▼

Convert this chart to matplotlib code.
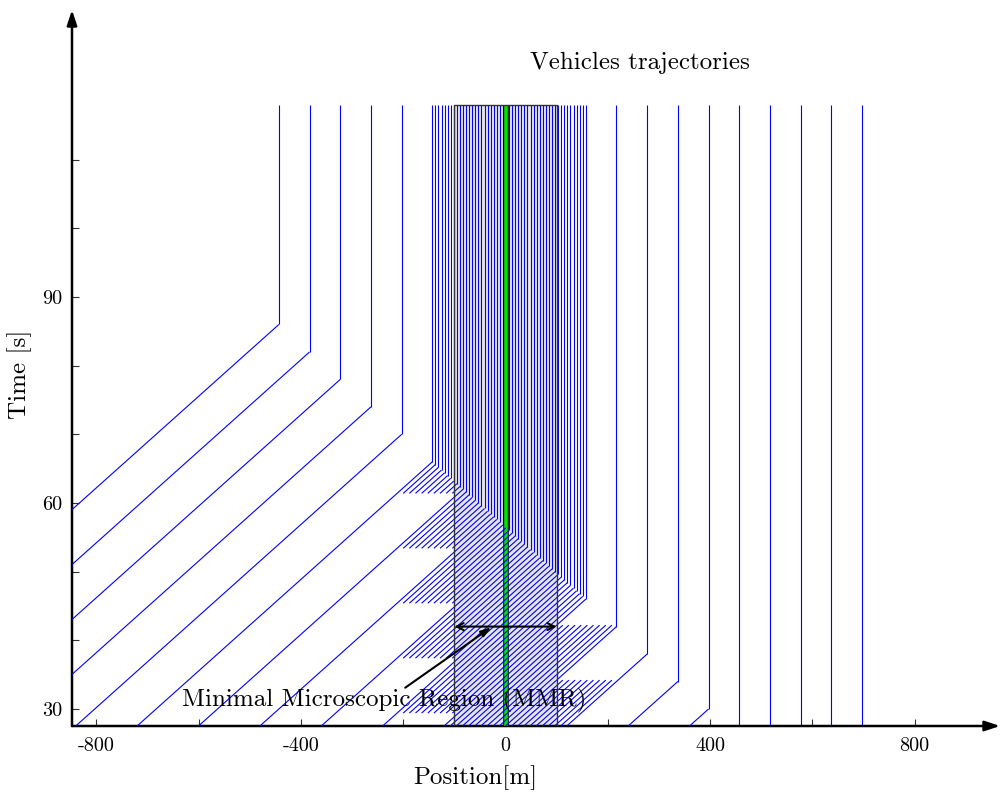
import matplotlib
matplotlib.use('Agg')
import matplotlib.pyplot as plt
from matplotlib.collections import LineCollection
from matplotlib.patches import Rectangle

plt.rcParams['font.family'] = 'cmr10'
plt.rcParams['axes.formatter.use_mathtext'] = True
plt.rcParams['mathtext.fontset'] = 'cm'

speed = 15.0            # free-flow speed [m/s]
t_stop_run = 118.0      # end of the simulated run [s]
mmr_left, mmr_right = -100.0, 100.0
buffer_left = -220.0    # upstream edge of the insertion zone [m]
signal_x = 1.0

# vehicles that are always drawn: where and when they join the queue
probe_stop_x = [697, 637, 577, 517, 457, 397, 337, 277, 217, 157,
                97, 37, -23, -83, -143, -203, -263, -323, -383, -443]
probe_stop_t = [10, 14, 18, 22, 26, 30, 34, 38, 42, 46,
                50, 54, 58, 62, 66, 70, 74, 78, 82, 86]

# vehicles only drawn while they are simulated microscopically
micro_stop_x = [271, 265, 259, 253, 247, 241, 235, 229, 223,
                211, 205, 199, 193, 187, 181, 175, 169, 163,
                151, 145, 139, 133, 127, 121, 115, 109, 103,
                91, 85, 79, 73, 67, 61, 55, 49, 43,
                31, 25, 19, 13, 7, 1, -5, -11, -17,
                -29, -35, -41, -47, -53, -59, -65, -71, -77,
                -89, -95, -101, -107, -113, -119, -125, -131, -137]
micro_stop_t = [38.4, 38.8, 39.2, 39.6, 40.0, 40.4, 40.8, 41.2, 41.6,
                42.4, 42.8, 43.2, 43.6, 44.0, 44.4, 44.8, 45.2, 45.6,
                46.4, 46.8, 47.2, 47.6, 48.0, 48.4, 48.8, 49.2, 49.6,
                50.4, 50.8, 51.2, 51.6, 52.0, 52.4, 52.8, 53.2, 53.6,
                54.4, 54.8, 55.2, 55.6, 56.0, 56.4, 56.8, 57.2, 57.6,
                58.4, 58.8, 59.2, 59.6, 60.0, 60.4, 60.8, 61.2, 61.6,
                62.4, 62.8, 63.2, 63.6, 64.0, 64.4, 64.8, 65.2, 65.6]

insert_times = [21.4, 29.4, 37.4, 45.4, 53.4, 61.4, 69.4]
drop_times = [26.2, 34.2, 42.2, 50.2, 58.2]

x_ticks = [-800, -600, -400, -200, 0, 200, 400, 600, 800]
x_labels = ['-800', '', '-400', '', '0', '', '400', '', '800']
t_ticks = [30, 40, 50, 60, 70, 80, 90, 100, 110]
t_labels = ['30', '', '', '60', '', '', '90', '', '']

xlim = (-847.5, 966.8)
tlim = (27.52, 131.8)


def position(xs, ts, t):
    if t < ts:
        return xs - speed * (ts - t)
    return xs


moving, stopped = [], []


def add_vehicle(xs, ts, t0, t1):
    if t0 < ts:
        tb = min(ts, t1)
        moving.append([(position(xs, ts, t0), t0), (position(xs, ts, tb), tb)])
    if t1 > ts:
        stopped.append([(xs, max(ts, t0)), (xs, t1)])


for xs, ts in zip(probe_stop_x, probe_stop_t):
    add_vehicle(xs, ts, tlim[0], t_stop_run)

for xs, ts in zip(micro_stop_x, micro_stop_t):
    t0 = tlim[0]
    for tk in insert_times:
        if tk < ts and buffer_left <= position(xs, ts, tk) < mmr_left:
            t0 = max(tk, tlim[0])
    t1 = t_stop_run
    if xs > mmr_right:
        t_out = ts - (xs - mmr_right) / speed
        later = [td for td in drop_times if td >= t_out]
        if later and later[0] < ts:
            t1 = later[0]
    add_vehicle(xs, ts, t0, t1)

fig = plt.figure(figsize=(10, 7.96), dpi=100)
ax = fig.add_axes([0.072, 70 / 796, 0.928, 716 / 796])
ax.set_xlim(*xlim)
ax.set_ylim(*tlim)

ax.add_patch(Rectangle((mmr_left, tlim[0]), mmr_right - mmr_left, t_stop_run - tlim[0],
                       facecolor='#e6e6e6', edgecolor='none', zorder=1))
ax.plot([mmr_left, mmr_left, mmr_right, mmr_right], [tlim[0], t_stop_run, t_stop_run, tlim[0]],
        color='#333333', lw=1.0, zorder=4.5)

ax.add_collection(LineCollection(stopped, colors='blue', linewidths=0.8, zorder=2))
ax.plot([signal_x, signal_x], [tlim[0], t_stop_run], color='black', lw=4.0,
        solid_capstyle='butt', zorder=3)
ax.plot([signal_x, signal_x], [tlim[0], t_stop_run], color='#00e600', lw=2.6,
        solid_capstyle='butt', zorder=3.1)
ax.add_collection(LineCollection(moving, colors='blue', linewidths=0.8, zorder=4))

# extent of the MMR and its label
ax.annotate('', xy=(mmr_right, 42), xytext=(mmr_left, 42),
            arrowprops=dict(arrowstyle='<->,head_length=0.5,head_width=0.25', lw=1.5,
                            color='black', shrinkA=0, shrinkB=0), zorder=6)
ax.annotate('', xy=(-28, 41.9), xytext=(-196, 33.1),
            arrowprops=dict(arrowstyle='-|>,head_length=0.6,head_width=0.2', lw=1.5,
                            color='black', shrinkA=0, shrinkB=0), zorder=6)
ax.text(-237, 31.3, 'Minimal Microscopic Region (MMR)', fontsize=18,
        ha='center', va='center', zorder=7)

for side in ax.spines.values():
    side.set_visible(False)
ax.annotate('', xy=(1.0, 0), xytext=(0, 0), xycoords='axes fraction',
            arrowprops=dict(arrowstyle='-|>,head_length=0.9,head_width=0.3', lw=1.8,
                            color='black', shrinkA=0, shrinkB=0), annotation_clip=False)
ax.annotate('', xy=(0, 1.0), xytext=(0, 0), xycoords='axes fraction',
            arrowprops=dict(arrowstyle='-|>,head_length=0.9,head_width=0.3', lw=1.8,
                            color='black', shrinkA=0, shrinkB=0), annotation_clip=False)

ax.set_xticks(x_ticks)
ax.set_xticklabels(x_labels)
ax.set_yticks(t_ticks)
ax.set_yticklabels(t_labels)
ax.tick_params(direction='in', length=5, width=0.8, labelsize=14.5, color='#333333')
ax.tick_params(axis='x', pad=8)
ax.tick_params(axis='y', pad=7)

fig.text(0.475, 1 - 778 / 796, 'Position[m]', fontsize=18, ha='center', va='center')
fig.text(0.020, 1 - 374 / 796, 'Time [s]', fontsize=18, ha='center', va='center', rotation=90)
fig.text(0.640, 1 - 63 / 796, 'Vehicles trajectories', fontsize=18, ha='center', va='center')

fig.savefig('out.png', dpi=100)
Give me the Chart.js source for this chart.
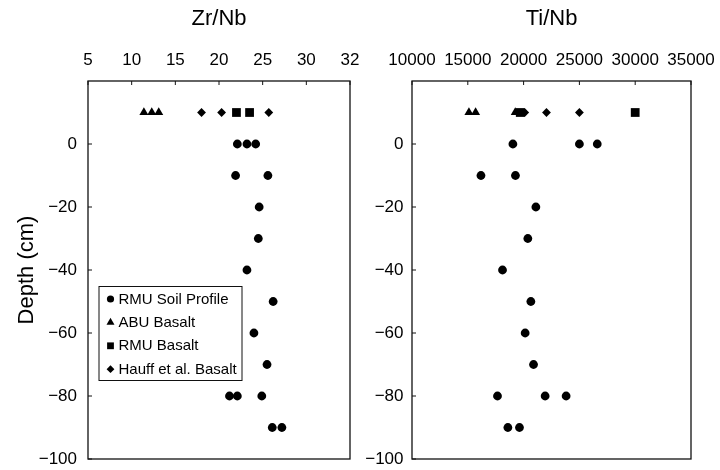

▲

* [TASK PROMPT]
Retype the records above word for word, from their first line through the line containing "50, 54, 58, 62, 66, 70, 74, 78, 82, 86]", and leave out every picture.

* [FINAL RESULT]
Convert this chart to matplotlib code.
import matplotlib
matplotlib.use('Agg')
import matplotlib.pyplot as plt
from matplotlib.collections import LineCollection
from matplotlib.patches import Rectangle

plt.rcParams['font.family'] = 'cmr10'
plt.rcParams['axes.formatter.use_mathtext'] = True
plt.rcParams['mathtext.fontset'] = 'cm'

speed = 15.0            # free-flow speed [m/s]
t_stop_run = 118.0      # end of the simulated run [s]
mmr_left, mmr_right = -100.0, 100.0
buffer_left = -220.0    # upstream edge of the insertion zone [m]
signal_x = 1.0

# vehicles that are always drawn: where and when they join the queue
probe_stop_x = [697, 637, 577, 517, 457, 397, 337, 277, 217, 157,
                97, 37, -23, -83, -143, -203, -263, -323, -383, -443]
probe_stop_t = [10, 14, 18, 22, 26, 30, 34, 38, 42, 46,
                50, 54, 58, 62, 66, 70, 74, 78, 82, 86]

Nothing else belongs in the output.